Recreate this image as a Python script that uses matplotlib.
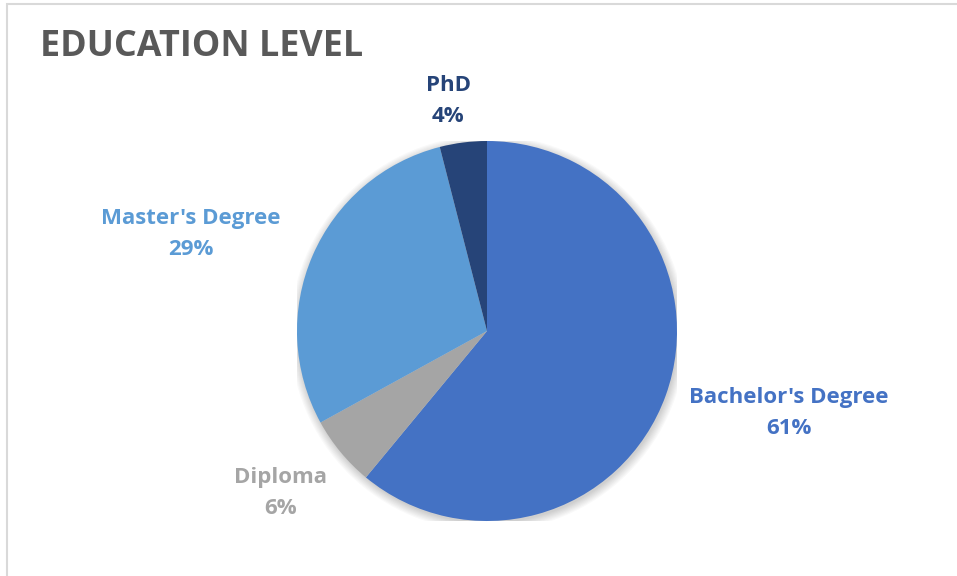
"""
Education level breakdown as a pie chart.
"""

import matplotlib
matplotlib.use("Agg")
import matplotlib.pyplot as plt
from matplotlib.patches import Circle, Rectangle

# Data
categories = ["Bachelor's Degree", "Diploma", "Master's Degree", "PhD"]
shares = [61, 6, 29, 4]

colors = ["#4472C4", "#A5A5A5", "#5B9BD5", "#264478"]
# label centres in pixels (x, y from top)
label_pos = [(789, 413), (281, 493), (191, 234), (448, 101)]

W, H = 957, 576
plt.rcParams["font.family"] = ["Open Sans", "DejaVu Sans"]

fig = plt.figure(figsize=(W / 100, H / 100), dpi=100)

# light frame around the chart area
frame = Rectangle((7 / W, -0.05), 1.2, 1 - 4 / H + 0.05,
                  transform=fig.transFigure, fill=False,
                  edgecolor="#D9D9D9", lw=1.5)
fig.patches.append(frame)

cx, cy, r = 487, 331, 190
ax = fig.add_axes([(cx - r) / W, (H - cy - r) / H, 2 * r / W, 2 * r / H])
ax.set_xlim(-1, 1)
ax.set_ylim(-1, 1)
ax.axis("off")

# soft shadow behind the pie
for i in range(8):
    ax.add_patch(Circle((0.006, -0.012), 1.0 + 0.006 * i,
                        color="black", alpha=0.025, lw=0, zorder=0))

ax.pie(shares, colors=colors, startangle=90, counterclock=False,
       radius=1.0, center=(0, 0), frame=False,
       wedgeprops=dict(lw=0, zorder=1))
ax.set_xlim(-1, 1)
ax.set_ylim(-1, 1)

fig.text(40 / W, 1 - 47 / H, "EDUCATION LEVEL", fontsize=25.8,
         fontweight="bold", color="#595959", ha="left", va="center")

for name, val, col, (x, y) in zip(categories, shares, colors, label_pos):
    fig.text(x / W, 1 - y / H, f"{name}\n{val}%", fontsize=16,
             fontweight="bold", color=col, ha="center", va="center",
             linespacing=1.6)

fig.savefig("out.png", dpi=100, facecolor="white")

## WORK INSTRUCTIONS
Restate the listing above word for word, and skip the pictures.

## TASK RESPONSE
Recreate this image as a Python script that uses matplotlib.
"""
Education level breakdown as a pie chart.
"""

import matplotlib
matplotlib.use("Agg")
import matplotlib.pyplot as plt
from matplotlib.patches import Circle, Rectangle

# Data
categories = ["Bachelor's Degree", "Diploma", "Master's Degree", "PhD"]
shares = [61, 6, 29, 4]

colors = ["#4472C4", "#A5A5A5", "#5B9BD5", "#264478"]
# label centres in pixels (x, y from top)
label_pos = [(789, 413), (281, 493), (191, 234), (448, 101)]

W, H = 957, 576
plt.rcParams["font.family"] = ["Open Sans", "DejaVu Sans"]

fig = plt.figure(figsize=(W / 100, H / 100), dpi=100)

# light frame around the chart area
frame = Rectangle((7 / W, -0.05), 1.2, 1 - 4 / H + 0.05,
                  transform=fig.transFigure, fill=False,
                  edgecolor="#D9D9D9", lw=1.5)
fig.patches.append(frame)

cx, cy, r = 487, 331, 190
ax = fig.add_axes([(cx - r) / W, (H - cy - r) / H, 2 * r / W, 2 * r / H])
ax.set_xlim(-1, 1)
ax.set_ylim(-1, 1)
ax.axis("off")

# soft shadow behind the pie
for i in range(8):
    ax.add_patch(Circle((0.006, -0.012), 1.0 + 0.006 * i,
                        color="black", alpha=0.025, lw=0, zorder=0))

ax.pie(shares, colors=colors, startangle=90, counterclock=False,
       radius=1.0, center=(0, 0), frame=False,
       wedgeprops=dict(lw=0, zorder=1))
ax.set_xlim(-1, 1)
ax.set_ylim(-1, 1)

fig.text(40 / W, 1 - 47 / H, "EDUCATION LEVEL", fontsize=25.8,
         fontweight="bold", color="#595959", ha="left", va="center")

for name, val, col, (x, y) in zip(categories, shares, colors, label_pos):
    fig.text(x / W, 1 - y / H, f"{name}\n{val}%", fontsize=16,
             fontweight="bold", color=col, ha="center", va="center",
             linespacing=1.6)

fig.savefig("out.png", dpi=100, facecolor="white")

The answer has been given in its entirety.